Determine if a generic type is a primitive or enum with underlying primitive at compile time C++ in a function

Question

I'm trying to determine at compile time within a template function if the type T is either a primitive type or an enum with underlying primitive type.

In code, I'm trying to do this

template <typename T>
bool foo(T& input)
{    
    bool isPrimitive = std::is_fundamental<T>::value || (std::is_enum<T>::value && std::is_fundamental<std::underlying_type<T>::type>::value);
    // We want to do things using isPrimitive, but not important so omitted.
    return isPrimitive; //return this value just to avoid warnings.
}

This fails to compile when foo is invoked with T not being an enum, since std::underlying_type<T>::type doesn't exist in that case.

enum class Bar : int
{
    DUMMYCASE,
};

int main()
{
    int test1;
    Bar test2;
    foo(test1); // fails
    foo(test2); // ok
}

I've looked at std::conditional and std::enable_if, as well as this answer SFINAE not happening with std::underlying_type but cannot see how this can be done. It seems like enable_if only works in template params.

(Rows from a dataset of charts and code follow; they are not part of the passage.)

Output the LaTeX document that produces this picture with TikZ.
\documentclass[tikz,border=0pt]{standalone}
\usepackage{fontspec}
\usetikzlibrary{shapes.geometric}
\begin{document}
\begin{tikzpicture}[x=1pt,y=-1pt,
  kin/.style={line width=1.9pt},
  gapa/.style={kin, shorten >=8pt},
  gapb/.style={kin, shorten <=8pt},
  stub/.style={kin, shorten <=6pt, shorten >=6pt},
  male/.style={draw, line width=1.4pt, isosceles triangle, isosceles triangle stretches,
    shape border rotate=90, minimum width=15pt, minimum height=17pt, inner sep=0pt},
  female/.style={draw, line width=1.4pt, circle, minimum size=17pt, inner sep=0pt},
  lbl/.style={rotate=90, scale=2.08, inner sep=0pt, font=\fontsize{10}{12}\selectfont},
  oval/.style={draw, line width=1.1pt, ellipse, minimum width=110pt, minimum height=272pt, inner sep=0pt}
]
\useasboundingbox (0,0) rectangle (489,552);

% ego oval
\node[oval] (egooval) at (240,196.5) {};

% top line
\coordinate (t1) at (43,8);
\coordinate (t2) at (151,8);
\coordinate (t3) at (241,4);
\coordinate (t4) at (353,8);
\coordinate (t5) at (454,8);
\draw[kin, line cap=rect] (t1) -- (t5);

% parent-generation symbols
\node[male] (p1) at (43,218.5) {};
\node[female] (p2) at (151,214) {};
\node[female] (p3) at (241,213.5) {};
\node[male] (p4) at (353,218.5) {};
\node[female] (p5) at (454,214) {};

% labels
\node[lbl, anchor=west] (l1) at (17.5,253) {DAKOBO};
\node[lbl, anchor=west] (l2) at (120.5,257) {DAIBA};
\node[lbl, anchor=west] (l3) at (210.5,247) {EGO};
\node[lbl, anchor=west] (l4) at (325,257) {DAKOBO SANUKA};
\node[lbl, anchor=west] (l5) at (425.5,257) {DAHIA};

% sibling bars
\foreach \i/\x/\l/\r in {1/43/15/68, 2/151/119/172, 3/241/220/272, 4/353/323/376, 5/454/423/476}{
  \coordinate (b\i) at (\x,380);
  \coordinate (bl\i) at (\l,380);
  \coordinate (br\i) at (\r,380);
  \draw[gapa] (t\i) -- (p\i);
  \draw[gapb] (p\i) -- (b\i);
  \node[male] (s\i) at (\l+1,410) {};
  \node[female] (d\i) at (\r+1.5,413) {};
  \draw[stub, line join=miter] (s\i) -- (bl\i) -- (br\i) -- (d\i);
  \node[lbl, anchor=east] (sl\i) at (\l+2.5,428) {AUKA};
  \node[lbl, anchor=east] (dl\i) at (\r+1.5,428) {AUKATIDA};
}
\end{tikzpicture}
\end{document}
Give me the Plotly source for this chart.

How can I rewrite the line such that it compiles when T is not an enum? Ideally I would like to avoid changing the function signature.

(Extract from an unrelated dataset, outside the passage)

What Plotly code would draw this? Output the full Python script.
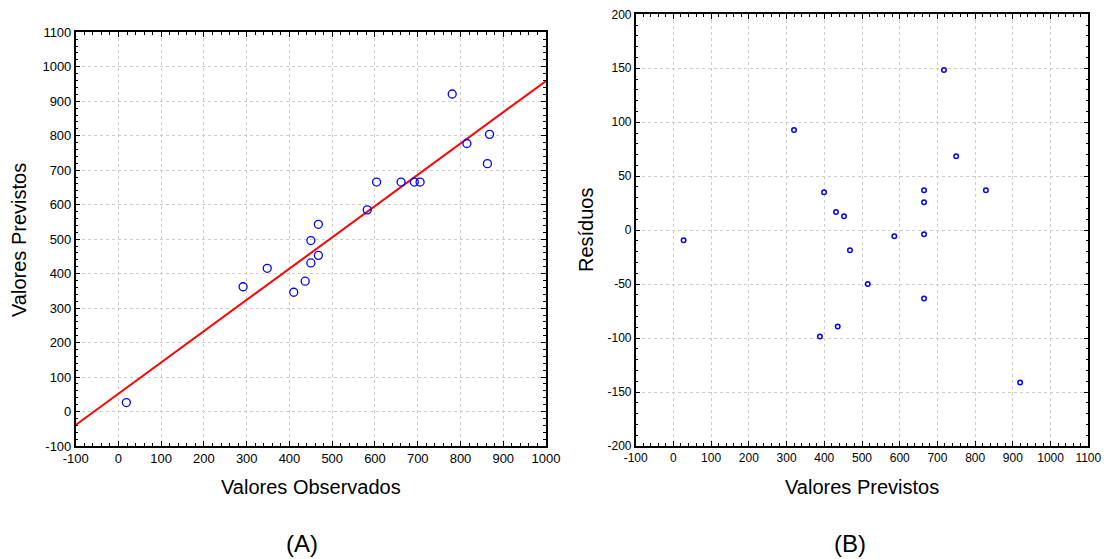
import plotly.graph_objects as go

W, H = 1107, 559

# ---- Data ----
# Panel A: observed vs predicted
obs_a = [18.5, 291.5, 348, 410, 436.7, 450, 450, 467.6, 467.6, 582, 603.7, 661, 692, 705.5, 780.6, 815, 863, 868]
pred_a = [26, 362, 415.5, 346, 378, 431, 496, 453, 543, 585, 665.6, 665.6, 665.6, 665.6, 921, 777.5, 719, 804]
line_intercept = 51.7
line_slope = 0.907
line_x_range = [-100, 1000]

# Panel B: predicted vs residuals
pred_b = [27, 319.8, 399.4, 431, 452.3, 468, 515.3, 585.7, 664.5, 664.5, 664.5, 664.5, 717.3, 749.7, 828.5, 388.3, 435.6, 919.3]
resid_b = [-9.4, 92.7, 35.1, 16.9, 12.8, -18.7, -50, -5.7, 37, 25.8, -3.9, -63.3, 148.3, 68.5, 37, -98.5, -89.3, -141.2]

# tick values / labels (hyphen minus as in the reference)
ticks_a_x = list(range(-100, 1001, 100))
ticks_a_y = list(range(-100, 1101, 100))
ticks_b_x = list(range(-100, 1101, 100))
ticks_b_y = list(range(-200, 201, 50))
labels = lambda vals: [str(v) for v in vals]

FONT = "Liberation Sans, Arial, sans-serif"

fig = go.Figure()

fig.add_trace(go.Scatter(
    x=line_x_range,
    y=[line_intercept + line_slope * v for v in line_x_range],
    mode="lines", line=dict(color="#ff0000", width=2),
    xaxis="x", yaxis="y", showlegend=False, hoverinfo="skip"))

fig.add_trace(go.Scatter(
    x=obs_a, y=pred_a, mode="markers",
    marker=dict(symbol="circle-open", size=8, color="#0000ff", line=dict(width=1.3, color="#0000ff")),
    xaxis="x", yaxis="y", showlegend=False))

fig.add_trace(go.Scatter(
    x=pred_b, y=resid_b, mode="markers",
    marker=dict(symbol="circle-open", size=4.5, color="#0000ff", line=dict(width=1.5, color="#0000ff")),
    xaxis="x2", yaxis="y2", showlegend=False))


def ax(rng, tv, minor_dtick, domain, anchor, fs):
    return dict(
        range=rng, tickmode="array", tickvals=tv, ticktext=labels(tv),
        domain=domain, anchor=anchor, automargin=False,
        ticks="inside", ticklen=5, tickwidth=1, tickcolor="#000",
        showline=True, linecolor="#000", linewidth=1.5, mirror="allticks",
        showgrid=True, gridcolor="#cccccc", griddash="dot", gridwidth=1,
        zeroline=False,
        minor=dict(ticks="inside", ticklen=3, tickwidth=1, tickcolor="#000",
                   dtick=minor_dtick, tick0=0, showgrid=False),
        tickfont=dict(family=FONT, size=fs, color="#000"),
    )


# pixel geometry
A_x = [75.7 / W, 546 / W]
A_y = [1 - 446 / H, 1 - 32.3 / H]
B_x = [635.7 / W, 1088.3 / W]
B_y = [1 - 446 / H, 1 - 14.3 / H]

fig.update_layout(
    width=W, height=H,
    margin=dict(l=0, r=0, t=0, b=0),
    paper_bgcolor="white", plot_bgcolor="white",
    xaxis=ax([-100, 1000], ticks_a_x, 20, A_x, "y", 13),
    yaxis=ax([-100, 1100], ticks_a_y, 20, A_y, "x", 13),
    xaxis2=ax([-100, 1100], ticks_b_x, 20, B_x, "y2", 12),
    yaxis2=ax([-200, 200], ticks_b_y, 10, B_y, "x2", 12),
)

def ann(text, x, y, size, angle=0):
    fig.add_annotation(text=text, x=x / W, y=1 - y / H, xref="paper", yref="paper",
                       showarrow=False, textangle=angle, xanchor="center", yanchor="middle",
                       font=dict(family=FONT, size=size, color="#000"))

ann("Valores Observados", 311, 487, 20)
ann("Valores Previstos", 19, 240, 20, -90)
ann("Valores Previstos", 862, 487, 20)
ann("Resíduos", 586, 230, 20, -90)
ann("(A)", 302, 543, 24)
ann("(B)", 850, 543, 24)

fig.write_html("out.html", config={"displayModeBar": False},
               post_script="document.body.style.margin='0';document.body.style.overflow='hidden';")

bool isPrimitive = std::is_fundamental<T>::value || (std::is_enum<T>::value && std::is_fundamental<std::underlying_type<T>::type>::value);

Answer 1

Beside the fact that enums support only integral types you could write:

template <typename T>
bool foo(T& input)
{
    constexpr bool isPrimitive = [](){
        if constexpr (std::is_fundamental_v<T>){
            return true;
        }
        if constexpr (std::is_enum_v<T>){
            using underlying_type = typename std::underlying_type<T>::type;
            if constexpr (std::is_fundamental_v<underlying_type>){
                return true;
            }
        }
        return false;
    }();

    // We want to do things using isPrimitive, but not important so omitted.
    return isPrimitive; //return this value just to avoid warnings.
}

The problem with your code is, that std::underlying_type is instantiated for non-enums, too. In addition there is a missing typename disambiguator.

std::underlying_type<T>::type is a dependent name and must be prefixed with "typename" - otherwise the compiler asumes a non-type.